Enforcement Trends and Penalties
Enforcement is intensifying. Recent FSRA fines include AED 75,000 on UHY James for inadequate policies and AED 188,000 on FWS Group for CDD failures. The new law escalates penalties, with courts empowered for provisional measures and asset confiscation. FIU-led intelligence drives swift actions, signaling a 'zero-tolerance' era. Over AED 130 million in DNFBP fines since 2024 underscores the stakes.
Stakeholder Perspectives and Challenges
Compliance experts praise the reforms for maturity but note implementation hurdles: resource strains for SMEs, tech upgrades for monitoring, and balancing innovation with controls. VASPs welcome clarity but seek sandbox support. International firms view UAE as more attractive post-reforms. Challenges include talent shortages in compliance roles and adapting to dynamic threats like cyber-enabled laundering.
Solutions: Leverage AI for anomaly detection, partner with regtech firms, and foster public-private dialogues. Training investments yield long-term ROI through risk mitigation.
Alignment with Global Standards and FATF Outlook
These reforms operationalize the UAE's National AML/CFT/CPF Strategy 2024-2027, harmonizing with FATF recommendations. MENAFATF presidency in 2026 positions UAE as a regional leader. The public NRAs for PF and NPOs demonstrate transparency. Experts anticipate a strong FATF performance, potentially elevating UAE's global standing. Detailed insights are available in the Federal Decree-Law text.

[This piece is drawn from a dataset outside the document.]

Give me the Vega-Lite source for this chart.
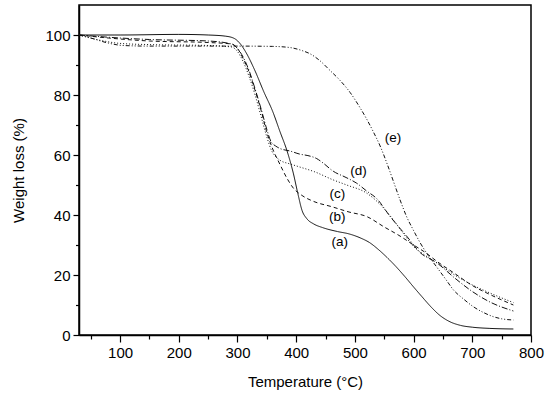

Future Outlook: Sustainable Compliance in a Digital Era
Looking ahead, expect annual risk reassessments, AI integration in supervision, and expanded FIU analytics. Businesses succeeding will embed AML into culture, viewing it as a competitive edge. The UAE's proactive stance ensures resilience against evolving threats, from TBML to PF via virtual assets. As Governor Balama noted, these measures sustain 'the integrity of the financial system and the confidence of the international community.'
Stakeholders are urged to audit current programs against new guidance, upskill teams, and engage regulators early. This comprehensive overhaul cements UAE's role as a secure financial powerhouse.